A strong Germany is, a strong united Germany, is crucial to the emergence of Europe as a political entity. So, I think it's the big enchilada.
I think any rational person would concede that it's the economic powerhouse of Europe.
The other aspect of it is also that Germany ... is socialism. Germany is the most socialist country in Europe in a certain definition of socialism, which is the one I most prefer as a union-side labor lawyer, in terms of worker control. I think, even compared to these relative city-state economies like Sweden and Denmark, it's just remarkable the extent to which German workers are on the board and how that's the ideology of both the right and the left. That's different from Scandinavia.

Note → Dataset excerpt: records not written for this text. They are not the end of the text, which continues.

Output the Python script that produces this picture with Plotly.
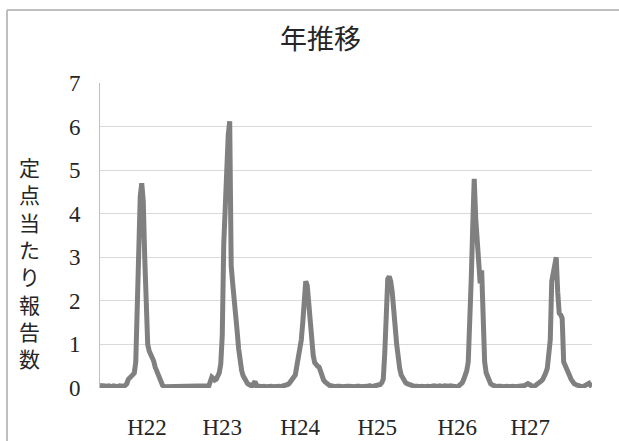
import plotly.graph_objects as go

# weekly reports per sentinel, split into seasonal segments
seg_a = [0.06,0.05,0.04,0.05,0.03,0.04,0.05,0.04,0.03,0.05,0.04,0.04,0.03,0.05,0.04,0.05,0.04]
seg_b = [0.06,0.1,0.2,0.23,0.25,0.3,0.34,0.6,1.8,3.5,4.4,4.7,4.3,3.0,2.0,1.0,0.85,0.78,0.72,0.62,0.48,0.4,0.25,0.18,0.1,0.06,0.03]
seg_c = [0.03,0.04,0.03,0.05,0.04,0.03,0.04,0.03,0.05,0.04,0.03,0.04,0.05,0.03,0.04,0.03,0.04,0.05,0.03,0.04,0.03,0.05,0.04,0.03,0.04,0.05,0.03,0.04,0.04]
seg_d = [0.05,0.15,0.25,0.22,0.18,0.2,0.25,0.35,0.55,1.2,3.3,4.2,5.0,5.8,6.12,2.8,2.4,1.9,1.6,1.3,0.9,0.6,0.4,0.28,0.2,0.15,0.1,0.08,0.06,0.04,0.1,0.15,0.05,0.03]
seg_e = [0.04,0.03,0.05,0.04,0.03,0.04,0.05,0.03,0.04,0.03,0.04,0.05,0.03,0.04,0.03,0.04,0.05]
seg_f = [0.05,0.06,0.08,0.11,0.15,0.22,0.27,0.3,0.5,0.7,0.75,1.1,1.5,2.2,2.45,2.35,1.9,1.4,1.05,0.75,0.58,0.52,0.5,0.48,0.35,0.25,0.18,0.14,0.1,0.08,0.06,0.05]
seg_g = [0.04,0.05,0.03,0.04,0.05,0.04,0.03,0.04,0.05,0.03,0.04,0.04,0.03,0.05,0.04,0.03,0.04,0.05,0.04,0.03,0.04,0.05,0.03,0.04,0.04,0.05,0.03,0.04,0.05,0.04,0.05]
seg_h = [0.06,0.08,0.12,0.2,0.8,1.9,2.5,2.56,2.45,2.2,1.9,1.4,1.0,0.65,0.45,0.3,0.22,0.15,0.12,0.1,0.08,0.07,0.06,0.05]
seg_i = [0.04,0.05,0.04,0.03,0.05,0.04,0.03,0.04,0.05,0.04,0.03,0.04,0.06,0.05,0.04,0.03,0.04,0.05,0.04,0.03,0.05,0.04,0.03,0.04,0.05,0.04,0.03,0.04,0.03]
seg_j = [0.03,0.05,0.08,0.12,0.2,0.3,0.4,0.6,1.4,2.5,3.7,4.8,3.9,3.4,3.25,2.4,2.7,1.0,0.6,0.35,0.25,0.15,0.1,0.07]
seg_k = [0.05,0.04,0.03,0.04,0.05,0.04,0.03,0.04,0.05,0.04,0.03,0.04,0.05,0.04,0.03,0.03,0.04,0.05,0.04,0.03,0.05,0.06,0.08,0.1,0.08,0.05,0.04,0.03]
seg_l = [0.05,0.1,0.12,0.14,0.16,0.2,0.25,0.35,0.45,0.7,1.1,2.45,2.6,2.85,3.0,2.2,1.72,1.68,1.6,0.6,0.5,0.42,0.34,0.28,0.2,0.12,0.1,0.08,0.06,0.05,0.04,0.03,0.03,0.05,0.07,0.09,0.11,0.06,0.04]

values = seg_a + seg_b + seg_c + seg_d + seg_e + seg_f + seg_g + seg_h + seg_i + seg_j + seg_k + seg_l
weeks = list(range(len(values)))

tick_labels = ["H22", "H23", "H24", "H25", "H26", "H27"]
tick_weeks = [31.5, 82, 134.2, 186, 239.6, 288.6]

FONT = "Liberation Serif, Noto Sans CJK JP, serif"
W, H = 619, 441
L, R, T, B = 100, 27, 83, 53
pw, ph = W - L - R, H - T - B

def px_to_paper_x(px):
    return (px - L) / pw

def py_to_paper_y(py):
    return (H - B - py) / ph

fig = go.Figure()
fig.add_trace(go.Scatter(
    x=weeks, y=values, mode="lines",
    line=dict(color="#808080", width=5),
    hoverinfo="skip", showlegend=False,
))

fig.update_layout(
    width=W, height=H,
    margin=dict(l=L, r=R, t=T, b=B, autoexpand=False),
    paper_bgcolor="white", plot_bgcolor="white",
    font=dict(family=FONT, color="#262626", size=20),
    showlegend=False,
    xaxis=dict(
        range=[0, len(values) - 1], automargin=False,
        tickmode="array", tickvals=tick_weeks, ticktext=tick_labels,
        showgrid=False, zeroline=False, showline=False,
        ticks="", ticklabelstandoff=23,
        tickfont=dict(family=FONT, size=23, color="#262626"),
    ),
    yaxis=dict(
        range=[0, 7], dtick=1, tick0=0, automargin=False,
        showgrid=True, gridcolor="#d9d9d9", gridwidth=1,
        zeroline=False, showline=True, linecolor="#bfbfbf", linewidth=1,
        ticks="", ticklabelstandoff=14,
        tickfont=dict(family=FONT, size=23, color="#262626"),
    ),
    annotations=[
        dict(text="年推移", xref="paper", yref="paper",
             x=px_to_paper_x(320), y=py_to_paper_y(37),
             xanchor="center", yanchor="middle", showarrow=False,
             font=dict(family="Noto Sans CJK JP", size=27, color="#262626")),
        dict(text="<br>".join(list("定点当たり報告数")), xref="paper", yref="paper",
             x=px_to_paper_x(29), y=py_to_paper_y(262),
             xanchor="center", yanchor="middle", showarrow=False,
             font=dict(family="Noto Sans CJK JP", size=21, color="#262626")),
    ],
    shapes=[
        dict(type="line", xref="paper", yref="paper",
             x0=px_to_paper_x(7), x1=px_to_paper_x(7),
             y0=py_to_paper_y(460), y1=py_to_paper_y(10),
             line=dict(color="#bfbfbf", width=2)),
        dict(type="line", xref="paper", yref="paper",
             x0=px_to_paper_x(7), x1=px_to_paper_x(640),
             y0=py_to_paper_y(10), y1=py_to_paper_y(10),
             line=dict(color="#bfbfbf", width=2)),
    ],
)

fig.write_html(
    "out.html",
    config={"displayModeBar": False},
    post_script="document.body.style.margin='0';document.body.style.overflow='hidden';",
)
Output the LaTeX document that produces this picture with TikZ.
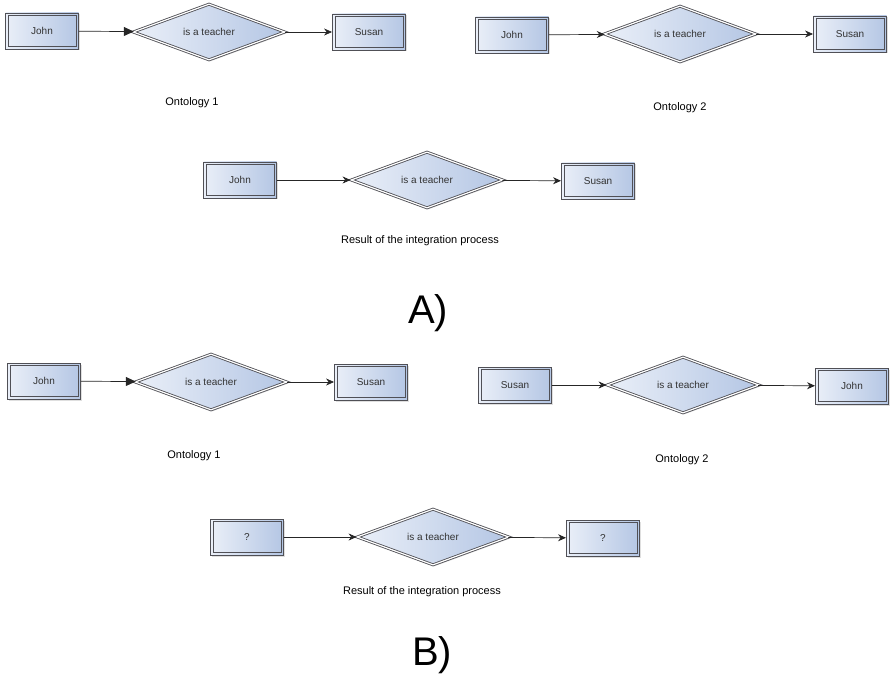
\documentclass[tikz,border=0pt]{standalone}
\usepackage{fontspec}
\setmainfont{Liberation Sans}
\usetikzlibrary{shapes.geometric,arrows.meta,shadows}

\definecolor{boxlight}{RGB}{234,239,248}
\definecolor{boxdark}{RGB}{180,198,228}
\definecolor{edgegray}{RGB}{80,80,86}

\tikzset{
  shade fill/.style={left color=boxlight, right color=boxdark,
    drop shadow={shadow xshift=1.5pt, shadow yshift=-1.5pt, opacity=0.25}},
  entity/.style={shade fill, rectangle, draw=edgegray, line width=0.9pt,
    minimum width=73pt, minimum height=36pt, inner sep=0pt,
    font=\fontsize{10}{12}\selectfont, text=black!80,
    path picture={\draw[edgegray, line width=0.7pt]
      ([shift={(2.4pt,-2.4pt)}]path picture bounding box.north west) rectangle
      ([shift={(-2.4pt,2.4pt)}]path picture bounding box.south east);}},
  relation/.style={shade fill, diamond, draw=edgegray, line width=0.85pt,
    double=white, double distance=1.2pt, aspect=2.7,
    minimum width=152pt, minimum height=56pt, inner sep=0pt,
    font=\fontsize{10}{12}\selectfont, text=black!80},
  link/.style={draw=black!85, line width=0.7pt, -{Stealth[length=8pt,width=7pt]}},
  biglink/.style={draw=black!85, line width=0.7pt, -{Triangle[length=10pt,width=9pt]}},
  caption/.style={font=\fontsize{11}{13}\selectfont, text=black},
  partlabel/.style={font=\fontsize{40}{44}\selectfont, text=black}
}

\begin{document}
\begin{tikzpicture}[x=1pt, y=-1pt]
\useasboundingbox (0,0) rectangle (891,676);

% ---------- Part A ----------
% Ontology 1
\node[entity]   (a1s) at (42,31)  {John};
\node[relation] (a1r) at (209,32) {is a teacher};
\node[entity]   (a1o) at (369,32) {Susan};
\draw[biglink] (a1s) -- (a1r);
\draw[link] (a1r) -- (a1o);
\node[caption] (a1c) at (192,103) {Ontology 1};

% Ontology 2
\node[entity]   (a2s) at (512,35) {John};
\node[relation] (a2r) at (680,34) {is a teacher};
\node[entity]   (a2o) at (850,34) {Susan};
\draw[link] (a2s) -- (a2r);
\draw[link] (a2r) -- (a2o);
\node[caption] (a2c) at (680,108) {Ontology 2};

% Integration result
\node[entity]   (a3s) at (240,180) {John};
\node[relation] (a3r) at (427,180) {is a teacher};
\node[entity]   (a3o) at (598,181) {Susan};
\draw[link] (a3s) -- (a3r);
\draw[link] (a3r) -- (a3o);
\node[caption] (a3c) at (420,241) {Result of the integration process};

\node[partlabel] (pa) at (428,313) {A)};

% ---------- Part B ----------
% Ontology 1
\node[entity]   (b1s) at (44,381)  {John};
\node[relation] (b1r) at (211,382) {is a teacher};
\node[entity]   (b1o) at (371,382) {Susan};
\draw[biglink] (b1s) -- (b1r);
\draw[link] (b1r) -- (b1o);
\node[caption] (b1c) at (194,456) {Ontology 1};

% Ontology 2
\node[entity]   (b2s) at (515,385) {Susan};
\node[relation] (b2r) at (683,385) {is a teacher};
\node[entity]   (b2o) at (852,386) {John};
\draw[link] (b2s) -- (b2r);
\draw[link] (b2r) -- (b2o);
\node[caption] (b2c) at (682,460) {Ontology 2};

% Integration result
\node[entity]   (b3s) at (247,537) {?};
\node[relation] (b3r) at (433,537) {is a teacher};
\node[entity]   (b3o) at (603,538) {?};
\draw[link] (b3s) -- (b3r);
\draw[link] (b3r) -- (b3o);
\node[caption] (b3c) at (422,592) {Result of the integration process};

\node[partlabel] (pb) at (432,655) {B)};
\end{tikzpicture}
\end{document}
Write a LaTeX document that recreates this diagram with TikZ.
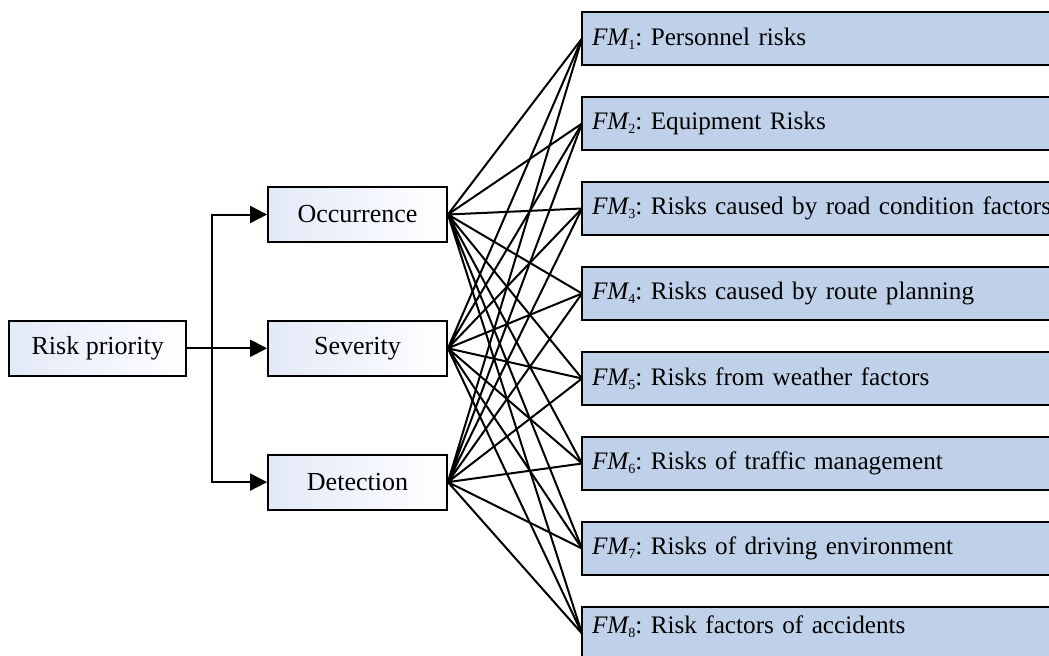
\documentclass[tikz,border=0pt]{standalone}
\usepackage{fontspec}
\setmainfont{Liberation Serif}
\usepackage{tikz}
\usetikzlibrary{arrows.meta,positioning}
\definecolor{fmblue}{RGB}{190,209,233}
\definecolor{critblue}{RGB}{226,233,247}
\newcommand{\fm}[1]{{\itshape FM}\raisebox{-0.35ex}{\fontsize{7}{8}\selectfont #1}}
\frenchspacing

\begin{document}
\begin{tikzpicture}[
  x=0.5pt, y=-0.5pt,
  font=\fontsize{13}{15}\selectfont,
  crit/.style={draw, line width=0.9pt, minimum width=89.5pt,
    minimum height=27.5pt, left color=critblue, right color=white},
  mode/.style={draw, line width=0.9pt, fill=fmblue, text width=290pt,
    align=left, inner xsep=5pt, minimum height=26.5pt, outer sep=0pt,
    font=\fontsize{12.6}{15}\selectfont},
  arr/.style={-{Triangle[length=8.5pt, width=8.5pt]}, line width=1pt},
  link/.style={line width=1pt},
]
\clip (0,0) rectangle (1049,655);
% criteria
\node[crit] (O) at (357.5,214.5) {Occurrence};
\node[crit, below=38.5pt of O] (S) {Severity};
\node[crit, below=38.5pt of S] (D) {Detection};
\node[crit, minimum width=88.5pt, left=40pt of S] (R) {Risk priority};
\coordinate[left=27.5pt of S.west] (J);
% failure modes
\node[mode, anchor=west] (F1) at (582,38.5) {\fm{1}: Personnel risks};
\node[mode, below=16pt of F1] (F2) {\fm{2}: Equipment Risks};
\node[mode, below=16pt of F2] (F3) {\fm{3}: Risks caused by road condition factors};
\node[mode, below=16pt of F3] (F4) {\fm{4}: Risks caused by route planning};
\node[mode, below=16pt of F4] (F5) {\fm{5}: Risks from weather factors};
\node[mode, below=16pt of F5] (F6) {\fm{6}: Risks of traffic management};
\node[mode, below=16pt of F6] (F7) {\fm{7}: Risks of driving environment};
\node[mode, below=16pt of F7, text depth=8.5pt] (F8) {\fm{8}: Risk factors of accidents};
\draw[arr] (R) -- (S);
\draw[arr] (J) |- (O.west);
\draw[arr] (J) |- (D.west);
\draw[link] (O.east) -- (F1.west) (O.east) -- (F2.west) (O.east) -- (F3.west)
  (O.east) -- (F4.west) (O.east) -- (F5.west) (O.east) -- (F6.west)
  (O.east) -- (F7.west) (O.east) -- (F8.west);
\draw[link] (S.east) -- (F1.west) (S.east) -- (F2.west) (S.east) -- (F3.west)
  (S.east) -- (F4.west) (S.east) -- (F5.west) (S.east) -- (F6.west)
  (S.east) -- (F7.west) (S.east) -- (F8.west);
\draw[link] (D.east) -- (F1.west) (D.east) -- (F2.west) (D.east) -- (F3.west)
  (D.east) -- (F4.west) (D.east) -- (F5.west) (D.east) -- (F6.west)
  (D.east) -- (F7.west) (D.east) -- (F8.west);
\end{tikzpicture}
\end{document}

The way social democracy delivers its dividend as a social democracy is by empowering people and enabling people to have a much more significant role in their lives, and I think that's fascinating. I talk about this at the beginning of the book, the face-off between [German Chancellor Helmut] Kohl and [British Prime Minister John] Major over the social chapter at Maastricht and especially the provision about EU-wide companies having to consult workers about basic decisions affecting the firm. That was just repugnant to the Anglo-American model: The CEO was in charge, the stockholders were in charge, and the German model was dysfunctional, et cetera, et cetera. [Now] I think the U.S. model is losing. You know there's more co-determination that's spreading in Europe, and our corporate model right now is profoundly broken. You've got CEOs not responsible to stockholders or anything else.
You talk a lot about America's tendency toward longer working hours, having higher consumption, less leisure time, fewer public goods, and, as you put it, "contracting out our lives." Why is it that this is the economic dynamic that has arisen in the United States?
It's a constitutional reason, and I use constitutional in a very broad sense to include labor law, which I think is part of the constitution of the country. There is a kind of way that our character is being shaped by our corporate model which really is top-down, authoritarian, and no responsibility or accountability. ...
[CEOs] have an enormous control over people's lives and over our work lives. And the way we react here is pretty much like lab rats; you know, everybody tries to work a little bit longer than the next person in the next cubicle. And that is a model which, in a perverse way, encourages consumption. The more you keep people at their jobs, the more they have to outsource their lives.
Is there any realistic thing we could aim for here in the U.S. to get closer to the European model?
Yes, there is something we could do tomorrow. I think we could raise Social Security here and give people real public pensions to live on; that's the first and biggest thing. The second is that we could move to single-payer, to have the government assume non-wage labor costs. The third is to strengthen the financial sector and to encourage more of an export-orientated sector.
I think the single most important thing that Americans can do right now to move toward a more European structure is to adopt a more European-type constitution, and by that I mean moving more toward majority rule and, as trivial as it sounds, getting rid of the Senate filibuster. Because that would help bring back the labor movement, and it would help to get through the Democratic agenda. And I say this on the eve of the Democrats probably being ousted from majority position in the Congress.